KU News Release
March 3, 2010
Contact: Victor Bailey, Hall Center for the Humanities, (785) 864-7822
KU historian receives prestigious National Humanities Center Fellowship
LAWRENCE — Leslie Tuttle, assistant professor of history at the University of Kansas, has been named one of 30 recipients of a 2010 National Humanities Center Fellowship, one of the most prestigious awards available to university faculty in the humanities.
This year, 442 applications were submitted to the competition, and the recipients represent institutions in the United States, Brazil, Germany, Portugal and the United Kingdom.
“I’m so grateful for this opportunity to concentrate on my research, and I can’t wait to get started,” Tuttle said.
The $35,000 award will enable her to spend the next academic year in North Carolina as part of a community of scholars at the National Humanities Center, a private, nonprofit institution for advanced study in the humanities.
Tuttle will spend most of her time writing a book on historical ideas about dreaming and how those ideas influenced the dramatic change in the definition of knowledge and truth that occurred between 1500 and 1800. Her goal is to complete at least three chapters during her residency and advance the book’s publication date by a year or more.
This is the ninth time a KU faculty member has received the fellowship since its creation in 1978 and the fifth in the past decade. Previous honorees are Andrew Debicki, Spanish, 1979 and 1992; Edward Williams, music, 1980; John Clark, history,1981; Luis Corteguera, history, 2001; Rex Martin, philosophy, 2004; and Maryemma Graham, English, 2005 and 2006.
Tuttle joined the KU faculty in 2003 following completion of a doctoral degree at Princeton University. She teaches courses on women’s history, the history of sexuality and European history. In 2009, she received a Kemper Fellowship for Teaching Excellence at KU.
“The National Humanities Center Fellowship is a great honor for Leslie and for KU,” said Victor Bailey, director of KU’s Hall Center for the Humanities, where Tuttle was recently named a Humanities Research Fellow for 2010-11. “She’s already making a productive contribution to her field of research, and we’re pleased to be supporting her work.”

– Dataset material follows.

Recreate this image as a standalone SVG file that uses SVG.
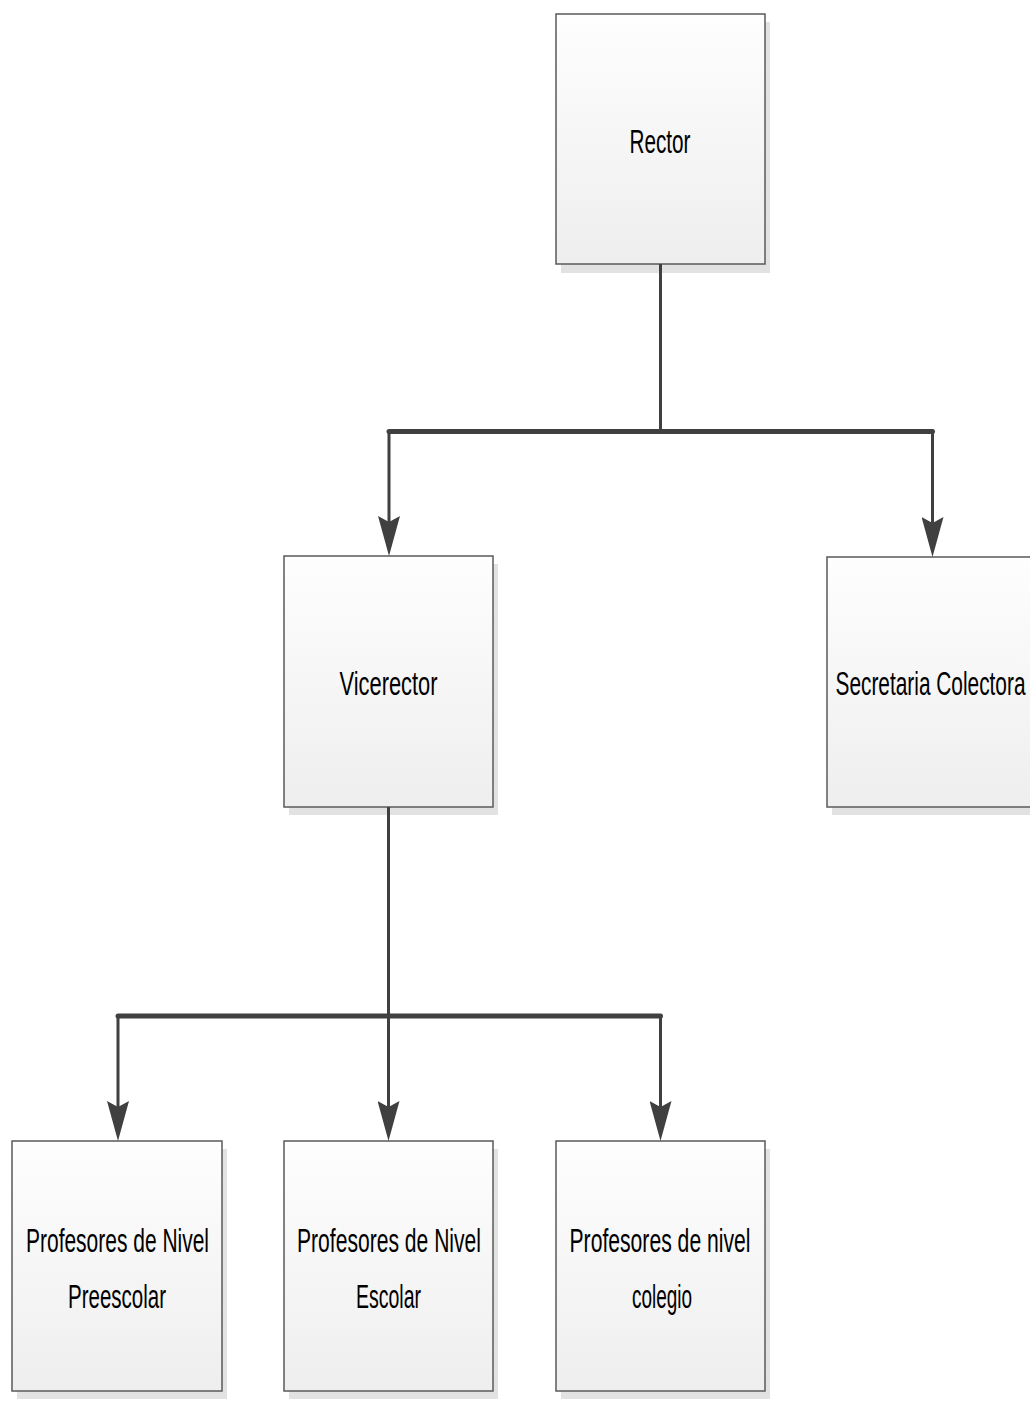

Last year, also through the Hall Center, Tuttle received the Vice Provost for Research and Graduate Studies Book Publication Award in support of “Conceiving the Old Regime,” a work to be published in April by Oxford University Press. The book traces the French monarchy’s growing intervention in the marital and sexual lives of French men and women in the 17th and 18th centuries. According to one reviewer, it “makes a significant contribution to family history and state building in early modern France by opening a new window that allows us to see the interplay between individuals, communities and the state.”